Environmental Rules Drawn up for Idaho Farmers

IDAHO, US - State regulators and a variety of outside groups are closing in on the final rules ahead of the rise of Idaho poultry farms.
calendar icon 19 July 2011
clock icon 3 minute read

Last week, the Idaho State Department of Agriculture (ISDA) held a public meeting to edit rules governing poultry operations, reports the publication, Magic Valley.

That followed this spring, when the Legislature passed a bill that transferred the authority for inspecting and regulating poultry operations from the Idaho Department of Environmental Quality to ISDA.

John Bilderback, section manager for the ISDA dairy and confined-animal feeding operations bureau, said: "The Legislature put together the rules but now we are going through them and finessing the details and adding changes where the legislators may have missed."

The structure of the operation rules was taken from the department’s beef and dairy industry rules.

He continued: "There isn't much of a difference from the beef and dairy operation rules. Basically, there was a selection of the best parts from each."

One of the major roadblocks is settling on whether to enforce groundwater regulations on poultry operators, Mr Bilderback said.

He explained: "The beef and dairy industry do not have groundwater regulations in their operation rules. This would be something new."

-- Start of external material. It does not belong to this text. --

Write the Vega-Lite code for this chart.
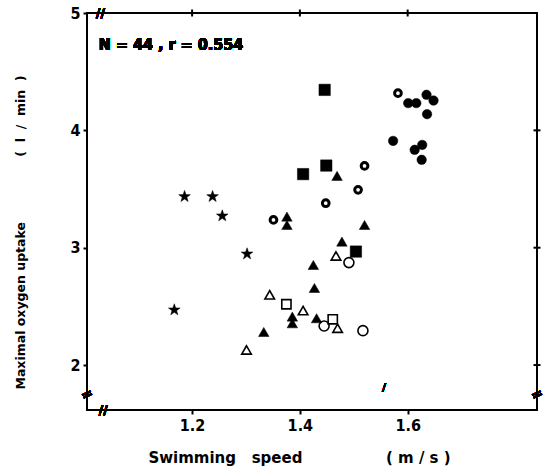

Such regulations would give the state a chance to monitor poultry air and water quality from the beginning, said Courtney Washburn, community conservation director for the Idaho Conservation League.

She said: "We're trying to enforce air and water rules in the early stages. The state has more experience now with the animal industry and these new rules can reflect the lessons learned instead of repeating the same mistakes."

However, some argue that groundwater regulations are unnecessary.

Magic Valley reports that poultry producers do not use water the same way dairy or beef producers do, said Matt Thompson, owner of Ag Tec Engineering, an agriculture engineering and environmental consulting firm in Twin Falls.

He explained: "On a poultry farm, everything is contained. This would be very costly to poultry producers if these regulations were enforced."